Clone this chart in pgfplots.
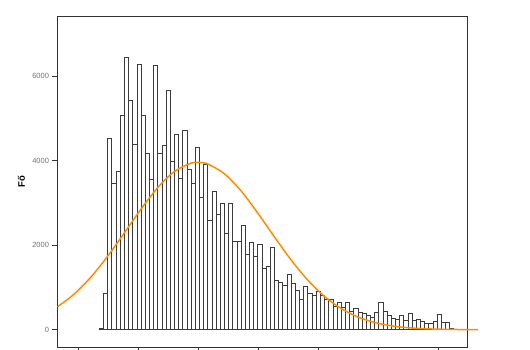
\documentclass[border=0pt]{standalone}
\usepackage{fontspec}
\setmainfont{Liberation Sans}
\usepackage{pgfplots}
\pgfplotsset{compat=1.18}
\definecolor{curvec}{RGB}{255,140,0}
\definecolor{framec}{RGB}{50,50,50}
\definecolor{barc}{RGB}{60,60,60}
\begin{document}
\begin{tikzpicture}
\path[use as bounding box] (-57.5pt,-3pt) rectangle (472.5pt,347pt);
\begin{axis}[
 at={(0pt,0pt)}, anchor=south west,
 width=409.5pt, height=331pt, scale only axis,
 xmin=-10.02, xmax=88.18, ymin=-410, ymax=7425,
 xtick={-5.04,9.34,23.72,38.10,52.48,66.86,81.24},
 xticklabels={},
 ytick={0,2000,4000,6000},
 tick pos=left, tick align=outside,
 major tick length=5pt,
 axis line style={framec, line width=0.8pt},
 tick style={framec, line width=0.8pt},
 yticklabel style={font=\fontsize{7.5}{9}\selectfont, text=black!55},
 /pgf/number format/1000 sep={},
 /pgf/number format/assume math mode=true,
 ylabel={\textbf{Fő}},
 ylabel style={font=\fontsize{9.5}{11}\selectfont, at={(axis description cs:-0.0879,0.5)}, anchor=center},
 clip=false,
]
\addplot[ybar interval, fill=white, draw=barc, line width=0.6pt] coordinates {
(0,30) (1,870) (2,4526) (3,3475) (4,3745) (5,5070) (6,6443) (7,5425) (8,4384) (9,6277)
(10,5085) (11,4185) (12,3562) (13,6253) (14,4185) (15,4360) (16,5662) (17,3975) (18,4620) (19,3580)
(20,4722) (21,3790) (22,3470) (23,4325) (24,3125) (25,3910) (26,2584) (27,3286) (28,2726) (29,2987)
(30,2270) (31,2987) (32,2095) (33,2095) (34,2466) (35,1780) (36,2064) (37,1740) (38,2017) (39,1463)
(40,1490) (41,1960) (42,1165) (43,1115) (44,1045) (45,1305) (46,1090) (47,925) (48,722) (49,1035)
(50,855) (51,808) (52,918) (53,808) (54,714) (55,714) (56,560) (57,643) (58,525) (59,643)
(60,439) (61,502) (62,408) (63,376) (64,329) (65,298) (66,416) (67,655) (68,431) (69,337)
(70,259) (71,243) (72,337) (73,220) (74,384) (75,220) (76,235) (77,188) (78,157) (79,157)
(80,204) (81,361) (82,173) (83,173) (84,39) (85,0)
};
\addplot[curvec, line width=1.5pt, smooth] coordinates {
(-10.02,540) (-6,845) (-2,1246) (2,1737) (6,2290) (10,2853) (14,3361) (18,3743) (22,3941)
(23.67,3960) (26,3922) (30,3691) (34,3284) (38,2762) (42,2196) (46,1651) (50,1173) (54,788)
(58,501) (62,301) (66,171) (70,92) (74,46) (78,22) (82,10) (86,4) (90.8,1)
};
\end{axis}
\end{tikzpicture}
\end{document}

+ + + + +

* _Set problem_
Using the material above, return every line exactly as it appears, minus the pictures.

* _Reply_
Clone this chart in pgfplots.
\documentclass[border=0pt]{standalone}
\usepackage{fontspec}
\setmainfont{Liberation Sans}
\usepackage{pgfplots}
\pgfplotsset{compat=1.18}
\definecolor{curvec}{RGB}{255,140,0}
\definecolor{framec}{RGB}{50,50,50}
\definecolor{barc}{RGB}{60,60,60}
\begin{document}
\begin{tikzpicture}
\path[use as bounding box] (-57.5pt,-3pt) rectangle (472.5pt,347pt);
\begin{axis}[
 at={(0pt,0pt)}, anchor=south west,
 width=409.5pt, height=331pt, scale only axis,
 xmin=-10.02, xmax=88.18, ymin=-410, ymax=7425,
 xtick={-5.04,9.34,23.72,38.10,52.48,66.86,81.24},
 xticklabels={},
 ytick={0,2000,4000,6000},
 tick pos=left, tick align=outside,
 major tick length=5pt,
 axis line style={framec, line width=0.8pt},
 tick style={framec, line width=0.8pt},
 yticklabel style={font=\fontsize{7.5}{9}\selectfont, text=black!55},
 /pgf/number format/1000 sep={},
 /pgf/number format/assume math mode=true,
 ylabel={\textbf{Fő}},
 ylabel style={font=\fontsize{9.5}{11}\selectfont, at={(axis description cs:-0.0879,0.5)}, anchor=center},
 clip=false,
]
\addplot[ybar interval, fill=white, draw=barc, line width=0.6pt] coordinates {
(0,30) (1,870) (2,4526) (3,3475) (4,3745) (5,5070) (6,6443) (7,5425) (8,4384) (9,6277)
(10,5085) (11,4185) (12,3562) (13,6253) (14,4185) (15,4360) (16,5662) (17,3975) (18,4620) (19,3580)
(20,4722) (21,3790) (22,3470) (23,4325) (24,3125) (25,3910) (26,2584) (27,3286) (28,2726) (29,2987)
(30,2270) (31,2987) (32,2095) (33,2095) (34,2466) (35,1780) (36,2064) (37,1740) (38,2017) (39,1463)
(40,1490) (41,1960) (42,1165) (43,1115) (44,1045) (45,1305) (46,1090) (47,925) (48,722) (49,1035)
(50,855) (51,808) (52,918) (53,808) (54,714) (55,714) (56,560) (57,643) (58,525) (59,643)
(60,439) (61,502) (62,408) (63,376) (64,329) (65,298) (66,416) (67,655) (68,431) (69,337)
(70,259) (71,243) (72,337) (73,220) (74,384) (75,220) (76,235) (77,188) (78,157) (79,157)
(80,204) (81,361) (82,173) (83,173) (84,39) (85,0)
};
\addplot[curvec, line width=1.5pt, smooth] coordinates {
(-10.02,540) (-6,845) (-2,1246) (2,1737) (6,2290) (10,2853) (14,3361) (18,3743) (22,3941)
(23.67,3960) (26,3922) (30,3691) (34,3284) (38,2762) (42,2196) (46,1651) (50,1173) (54,788)
(58,501) (62,301) (66,171) (70,92) (74,46) (78,22) (82,10) (86,4) (90.8,1)
};
\end{axis}
\end{tikzpicture}
\end{document}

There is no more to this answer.